Wednesday, May 8, 2013
BIG’s Blog: Is fundraising losing its soul?
There are a lot of nonprofit organizations that do really fantastic work and have passionate supporters.
There are, however, vast numbers of nonprofits who don’t have passionate supporters but still do fantastic work.
What’s the difference?
Sr. Judy reminded me last week that the difference is “being generous.” Frankly, I had never looked at it that way, but she was right on.
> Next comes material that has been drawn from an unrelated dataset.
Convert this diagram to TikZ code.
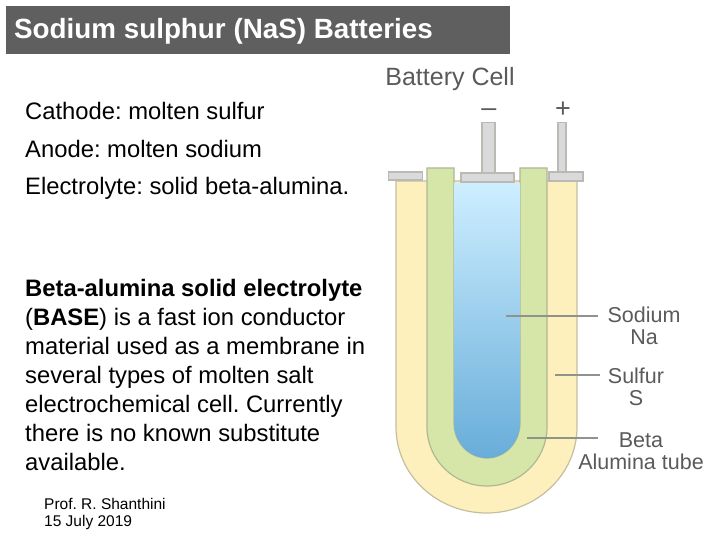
\documentclass[tikz,border=0pt]{standalone}
\usepackage{fontspec}
\setmainfont{Liberation Sans}
\usetikzlibrary{positioning}
\frenchspacing
\definecolor{titlegray}{HTML}{5F5F5F}
\definecolor{sulfurfill}{HTML}{FDF0BC}
\definecolor{sulfurline}{HTML}{C4BFA0}
\definecolor{tubefill}{HTML}{D6E5A8}
\definecolor{tubeline}{HTML}{B0B796}
\definecolor{capfill}{HTML}{DADADA}
\definecolor{capline}{HTML}{BABAB4}
\definecolor{leadergray}{HTML}{8F938C}
\definecolor{labelgray}{HTML}{5A5A5A}
\definecolor{sodiumtop}{HTML}{CDEEFF}
\definecolor{sodiummid}{HTML}{BEE2F5}
\definecolor{sodiumlow}{HTML}{68ADD9}

\begin{document}
\begin{tikzpicture}[
  x=1pt, y=-1pt,
  bodytext/.style={inner sep=0pt, anchor=west, text=black, font=\fontsize{23.8}{29}\selectfont},
  parabox/.style={inner sep=0pt, anchor=north west, align=left, font=\fontsize{23.8}{29}\selectfont},
  cellpart/.style={draw=capline, fill=capfill, line width=1.2pt, inner sep=0pt},
  celllabel/.style={inner sep=0pt, align=center, text=labelgray, font=\fontsize{21.5}{22}\selectfont},
  signlabel/.style={inner sep=0pt, text=labelgray, font=\fontsize{27}{30}\selectfont},
  leader/.style={draw=leadergray, line width=1.4pt}
]
\useasboundingbox (0,0) rectangle (720,540);

% Title bar
\node[fill=titlegray, minimum width=504pt, minimum height=48pt, inner sep=0pt, anchor=north west] (titlebar) at (6,6) {};
\node[inner sep=0pt, anchor=west, text=white, font=\fontsize{27.8}{32}\selectfont\bfseries] (title) at (14,31) {Sodium sulphur (NaS) Batteries};

% Left column text
\node[bodytext] (cathode) at (25,111) {Cathode: molten sulfur};
\node[bodytext, below=38pt of cathode.west, anchor=west] (anode) {Anode: molten sodium};
\node[bodytext, below=39pt of anode.west, anchor=west] (electrolyte) {Electrolyte: solid beta-alumina.};
\node[parabox] (base) at (25,279) {\textbf{Beta-alumina solid electrolyte}\\(\textbf{BASE}) is a fast ion conductor\\material used as a membrane in\\several types of molten salt\\electrochemical cell. Currently\\there is no known substitute\\available.};
\node[inner sep=0pt, anchor=north west, align=left, font=\fontsize{15.5}{17}\selectfont] (footer) at (44,498) {Prof. R. Shanthini\\15 July 2019};

% Cell body, outside to inside
\draw[draw=sulfurline, fill=sulfurfill, line width=1.2pt] (396,181) -- (396,427) arc[start angle=180, end angle=360, x radius=90.5pt, y radius=86pt] -- (577,181) -- cycle;
\draw[draw=tubeline, fill=tubefill, line width=1.2pt] (427,168) -- (427,427) arc[start angle=180, end angle=360, x radius=60pt, y radius=59pt] -- (547,168) -- (520,168) -- (520,423) arc[start angle=360, end angle=180, x radius=33pt, y radius=35pt] -- (454,168) -- cycle;
\shade[top color=sodiumtop, middle color=sodiummid, bottom color=sodiumlow] (454,183) -- (454,423) arc[start angle=180, end angle=360, x radius=33pt, y radius=35pt] -- (520,183) -- cycle;

% Terminals and caps
\node[cellpart, minimum width=13pt, minimum height=51pt] (negpost) at (488.5,148) {};
\node[cellpart, minimum width=8pt, minimum height=50pt] (pospost) at (562,147.5) {};
\node[cellpart, minimum width=34pt, minimum height=8pt] (leftcap) at (405.5,176) {};
\node[cellpart, minimum width=53pt, minimum height=9pt] (negcap) at (487.5,177.5) {};
\node[cellpart, minimum width=34pt, minimum height=9pt] (poscap) at (566,176.5) {};
\node[signlabel] (minus) at (489,113) {–};
\node[signlabel] (plus) at (563,110) {+};

% Labels
\node[celllabel, font=\fontsize{25}{28}\selectfont] (cell) at (450,79) {Battery Cell};
\node[celllabel] (sodium) at (644,326) {Sodium\\Na};
\node[celllabel] (sulfur) at (636,387) {Sulfur\\S};
\node[celllabel] (beta) at (641,440) {Beta};
\node[celllabel, below=22pt of beta.center, anchor=center] (tube) {Alumina tube};

% Leaders
\coordinate (sodiumend) at (506,316);
\coordinate (sulfurend) at (555,375);
\coordinate (betaend) at (527,438);
\draw[leader, shorten >=9pt] (sodiumend) -- (sodiumend -| sodium.west);
\draw[leader, shorten >=8pt] (sulfurend) -- (sulfurend -| sulfur.west);
\draw[leader, shorten >=21pt] (betaend) -- (betaend -| beta.west);

\end{tikzpicture}
\end{document}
To younger generations, starting with the Baby Boomers, fundraising has come to seem too mechanical, too industrialized. I’ve written about this in the past . . . so many fundraising articles and blogs focus on the Five Point plans or the Six Tips that guarantee success. They are out there in such profusion that we are tempted to believe that if we only incorporate these keys to success, our donations will skyrocket. We are even coached to put more emotion into our appeals . . . as if the reality behind many missions isn’t heartbreaking enough.
It is as if we believe money is hard to come by in America. Really? The average trip to get groceries is $75, what is a $30 check to your charity?
This isn’t to denigrate the donors. At least they are stepping up to the plate, and thank God for them!
But what are we in fundraising doing to be generous to our supporters?
Some organizations and their fundraising groups have this down. Their number one priority is all about developing relationships. But others … especially when the fundraising organization has gotten large… are they generous or mechanical?
I think the key question is, do you tip relational or transactional?
Does your fundraising team worry first about their organization taking care of the needs of supporters (that’s a relational mind-set), or do you believe that the supporter donations are to take care of your organization (that’s a transactional mindset)?
Both mindsets can raise money in America, but which mindset is being generous?